Singer fuels backlash against manufactured ‘perfection’ in ads
August 4, 2014 by admin
Filed under Lingerie Events
The culture of altering one’s digital image isn’t going away – it’s getting a boost. Beauty Mirror, a new app by ModiFace, allows users to edit their look instantly. As they look into the camera, users can enlarge the eye, make the skin look clear, reduce acne and make the face thinner.
It has gotten more than 18 million views and gone viral since it was uploaded to Vevo several weeks ago. “Try,” Colbie Caillat’s newest music video, is being lauded by many viewers for its message of accepting oneself. Its images of girls and women, including Caillat, going from glammed-up to barefaced, along with lyrics that urge women to “take your make up off / Let your hair down / Take a breath / Look into the mirror” are the latest salvo in the backlash against manipulated images of beauty in magazines and other media.
More celebrities like Caillat, researchers and companies are adding to the clamor for images of real beauty instead of contrived versions. Beyond mere discourse, a growing number of women are taking action to counter the practice of digitally altering photographs of girls and women to create flawless faces and altered body parts.
“Researchers and activists have been concerned about the impact of idealized images of female beauty for quite some time now – decades even,” said Renee Engeln, a psychologist and body image researcher at Northwestern University, where she directs the Body and Media Lab.
“What seems new is that anger about these images and their impact has started to go mainstream,” she said. “The concern is no longer limited to a relatively small pool of feminists and academic researchers. Thanks in part to the power of social media, what we’re seeing in the past few years is that examples of ridiculous Photoshopping can quickly go viral, as can a variety of more positive messages about body image and beauty standards.”
The effect of manufactured images should not be ignored, according to Engeln. “We have piles of empirical evidence documenting that exposure to extremely thin, highly airbrushed images of women is linked with depression, eating disorders, shame, and guilt,” she said.
Although women are aware that the images are manipulated on websites, magazines and television, the separation between fact and fantasy in photographs of women related to fashion and beauty is amorphous, according to researcher, Meredith Jones, a media and cultural studies scholar at the University of Technology in Sydney.
“Photoshopped images remind us that while it is easy to naïvely conceive of technologies of visual media (especially photography) as able to show actual bodies and objects, closer analysis reveals that rather than being able to represent fact, they create what we might call ‘reality-hybrids,’” she wrote in her paper titled “Media-Bodies and Photoshop.”

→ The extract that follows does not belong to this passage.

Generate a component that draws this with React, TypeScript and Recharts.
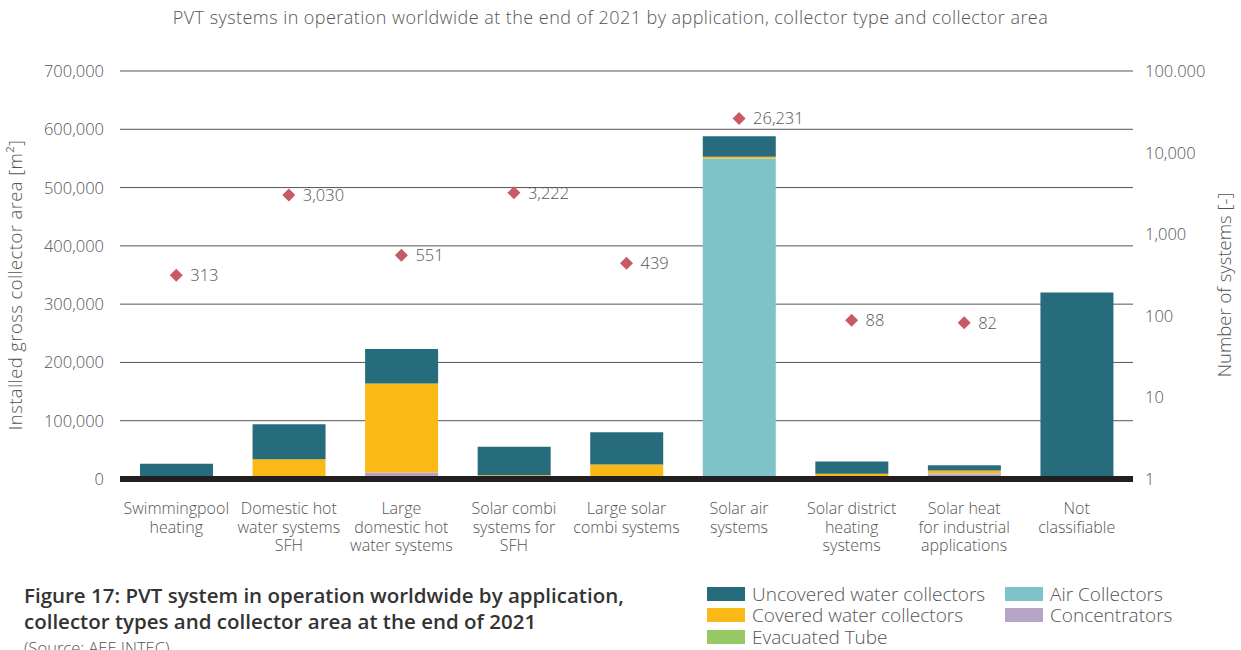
import React from "react";
import {
  ComposedChart,
  Bar,
  Scatter,
  XAxis,
  YAxis,
  CartesianGrid,
} from "recharts";

const FONT = "'Open Sans', sans-serif";
const TEXT = "#555555";

const categories = [
  "Swimmingpool heating",
  "Domestic hot water systems SFH",
  "Large domestic hot water systems",
  "Solar combi systems for SFH",
  "Large solar combi systems",
  "Solar air systems",
  "Solar district heating systems",
  "Solar heat for industrial applications",
  "Not classifiable",
];

// category labels as they wrap in the picture
const categoryLines = [
  ["Swimmingpool", "heating"],
  ["Domestic hot", "water systems", "SFH"],
  ["Large", "domestic hot", "water systems"],
  ["Solar combi", "systems for", "SFH"],
  ["Large solar", "combi systems"],
  ["Solar air", "systems"],
  ["Solar district", "heating", "systems"],
  ["Solar heat", "for industrial", "applications"],
  ["Not", "classifiable"],
];

// collector area in m²
const concentrators = [0, 0, 11000, 0, 2000, 0, 0, 8000, 0];
const airCollectors = [0, 0, 0, 0, 0, 550000, 0, 1500, 0];
const evacuatedTube = [0, 0, 0, 0, 0, 0, 0, 0, 0];
const coveredWater = [3000, 34000, 153000, 6500, 23000, 3000, 9000, 5000, 0];
const uncoveredWater = [23000, 60000, 59000, 49000, 55000, 35000, 21000, 9000, 320000];

// number of systems (right axis, log)
const systems = [313, 3030, 551, 3222, 439, 26231, 88, 82, null];

const leftTicks = [0, 100000, 200000, 300000, 400000, 500000, 600000, 700000];
const rightTicks = [1, 10, 100, 1000, 10000, 100000];

const series = [
  { key: "concentrators", name: "Concentrators", color: "#b7a5c7" },
  { key: "air", name: "Air Collectors", color: "#7dc3c8" },
  { key: "evacuated", name: "Evacuated Tube", color: "#96c864" },
  { key: "covered", name: "Covered water collectors", color: "#fbb917" },
  { key: "uncovered", name: "Uncovered water collectors", color: "#276c7c" },
];

const data = categories.map((c, i) => ({
  category: c,
  concentrators: concentrators[i],
  air: airCollectors[i],
  evacuated: evacuatedTube[i],
  covered: coveredWater[i],
  uncovered: uncoveredWater[i],
  systems: systems[i],
}));

const legendRows = [
  [series[4], series[1]],
  [series[3], series[0]],
  [series[2]],
];

const TICK_SIZE = 16.5;

const CategoryTick = (props: any) => {
  const { x, y, payload } = props;
  const lines = categoryLines[payload.index] || [payload.value];
  return (
    <text x={x} y={y} textAnchor="middle" fill={TEXT} fontSize={16} fontWeight={300} fontFamily={FONT}>
      {lines.map((l: string, i: number) => (
        <tspan key={i} x={x} dy={i === 0 ? 27 : 18.7}>
          {l}
        </tspan>
      ))}
    </text>
  );
};

const LeftTick = (props: any) => {
  const { x, y, payload } = props;
  return (
    <text x={x} y={y + 6} textAnchor="end" fill={TEXT} fontSize={TICK_SIZE} fontWeight={300} fontFamily={FONT}>
      {payload.value.toLocaleString("en-US")}
    </text>
  );
};

const RightTick = (props: any) => {
  const { x, y, payload } = props;
  const v = payload.value;
  const label = v === 100000 ? "100.000" : v.toLocaleString("en-US");
  return (
    <text x={x} y={y + 6} textAnchor="start" fill={TEXT} fontSize={TICK_SIZE} fontWeight={300} fontFamily={FONT}>
      {label}
    </text>
  );
};

const Diamond = (props: any) => {
  const { cx, cy, payload } = props;
  if (payload == null || payload.systems == null || !isFinite(cy)) return null;
  const r = 6.5;
  return (
    <g>
      <path
        d={`M${cx},${cy - r}L${cx + r},${cy}L${cx},${cy + r}L${cx - r},${cy}Z`}
        fill="#c85a64"
      />
      <text x={cx + 14} y={cy + 6} fill={TEXT} fontSize={TICK_SIZE} fontWeight={300} fontFamily={FONT}>
        {payload.systems.toLocaleString("en-US")}
      </text>
    </g>
  );
};

export default function App() {
  return (
    <div
      style={{
        position: "absolute",
        left: 0,
        top: 0,
        width: 1241,
        height: 650,
        overflow: "hidden",
        background: "#fff",
        fontFamily: FONT,
      }}
    >
      <div
        style={{
          position: "absolute",
          top: 5,
          left: 0,
          width: 1221,
          textAlign: "center",
          fontSize: 18,
          letterSpacing: 0.45,
          fontWeight: 300,
          color: TEXT,
          whiteSpace: "nowrap",
        }}
      >
        PVT systems in operation worldwide at the end of 2021 by application, collector type and collector area
      </div>

      <ComposedChart
        width={1241}
        height={650}
        data={data}
        margin={{ top: 71, right: 8, bottom: 81, left: 20 }}
        style={{ position: "absolute", left: 0, top: 0 }}
      >
        <CartesianGrid vertical={false} stroke="#555555" strokeWidth={1} yAxisId="left" />
        <XAxis
          dataKey="category"
          tick={<CategoryTick />}
          tickLine={false}
          axisLine={{ stroke: "#231f20", strokeWidth: 6 }}
          interval={0}
          height={90}
        />
        <YAxis
          yAxisId="left"
          domain={[0, 700000]}
          ticks={leftTicks}
          tick={<LeftTick />}
          tickLine={false}
          axisLine={false}
          width={100}
          tickSize={0}
          tickMargin={16}
        />
        <YAxis
          yAxisId="right"
          orientation="right"
          scale="log"
          domain={[1, 100000]}
          ticks={rightTicks}
          allowDataOverflow
          tick={<RightTick />}
          tickLine={false}
          axisLine={false}
          width={100}
          tickSize={0}
          tickMargin={12}
        />
        {series.map((s) => (
          <Bar
            key={s.key}
            dataKey={s.key}
            name={s.name}
            yAxisId="left"
            stackId="area"
            fill={s.color}
            barSize={73}
            isAnimationActive={false}
          />
        ))}
        <Scatter
          dataKey="systems"
          yAxisId="right"
          shape={<Diamond />}
          isAnimationActive={false}
        />
      </ComposedChart>

      {/* axis titles */}
      <svg width={1241} height={650} style={{ position: "absolute", left: 0, top: 0, pointerEvents: "none" }}>
        <text
          transform="translate(22,285) rotate(-90)"
          textAnchor="middle"
          fill={TEXT}
          fontSize={18.5}
          letterSpacing={0.4}
          fontWeight={300}
          fontFamily={FONT}
        >
          Installed gross collector area [m²]
        </text>
        <text
          transform="translate(1231,285) rotate(-90)"
          textAnchor="middle"
          fill={TEXT}
          fontSize={18.5}
          fontWeight={300}
          fontFamily={FONT}
        >
          Number of systems [-]
        </text>
      </svg>

      <div
        style={{
          position: "absolute",
          left: 24,
          top: 582,
          fontSize: 20.5,
          fontWeight: 600,
          lineHeight: "26px",
          color: "#333333",
          whiteSpace: "nowrap",
        }}
      >
        Figure 17: PVT system in operation worldwide by application,
        <br />
        collector types and collector area at the end of 2021
      </div>
      <div
        style={{
          position: "absolute",
          left: 24,
          top: 636,
          fontSize: 16.5,
          fontWeight: 300,
          color: TEXT,
        }}
      >
        (Source: AEE INTEC)
      </div>

      <div style={{ position: "absolute", left: 707, top: 583 }}>
        {legendRows.map((row, ri) => (
          <div key={ri} style={{ display: "flex", height: 21.5, alignItems: "center" }}>
            {row.map((s, ci) => (
              <div
                key={s.key}
                style={{ display: "flex", alignItems: "center", width: ci === 0 ? 298 : 200 }}
              >
                <span
                  style={{
                    display: "inline-block",
                    width: 38,
                    height: 14,
                    background: s.color,
                    marginRight: 7,
                  }}
                />
                <span
                  style={{
                    fontSize: 19,
                    lineHeight: "20px",
                    fontWeight: 300,
                    color: TEXT,
                    whiteSpace: "nowrap",
                  }}
                >
                  {s.name}
                </span>
              </div>
            ))}
          </div>
        ))}
      </div>
    </div>
  );
}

“These images/bodies are boundary-crossers,” she added. “Neither fully fabricated nor fully connected to fleshy life, they are part of two worlds.”
Sometimes, it takes personal experience with the dicey divide between what’s real and artificial to speak up, even if it’s in a song. In an interview with Elle.com, Caillat said the constant pressure to appear a certain way all the time became the catalyst for “Try.” The music video shows that her camera-ready look involves adding a tremendous amount of artifice and digital tweaking and that she’s just as comfortable with being makeup-free.
Like “Try,” John Legend’s “You and I” is an anthem on real-life beauty. The music video debuted last month and features a montage of women and girls of all ages, shapes, sizes and races. One part of the video shows a woman who undresses to show the aftermath of a mastectomy.
The attention and the image boost that a company gets for taking a stand against idealized portrayals of beauty have been lost on the fashion and beauty industries until recently.
Dove soap often was a solitary player in this realm for a better part of the past decade and has made money on its real beauty campaigns. Sales rose from $2.5 billion 10 years ago to $4 billion today, according to Advertising Age. This year, other fashion and beauty companies and retailers are entering the fray through advertising and marketing efforts:
• Bongo clothing is launching this month new fall ads titled “100 percent natural,” featuring Vanessa Hudgens, whose fashion photos are not retouched.
• JCPenney featured five mannequins with bodies based on real people in the windows of its Manhattan Mall location in New York last month.
• Aerie, the lingerie division of American Eagle Outfitters, announced this year that its ads of young women would involve “no retouching our girls and no supermodels.” One of its T-shirts has the slogan “Love me, don’t retouch me.”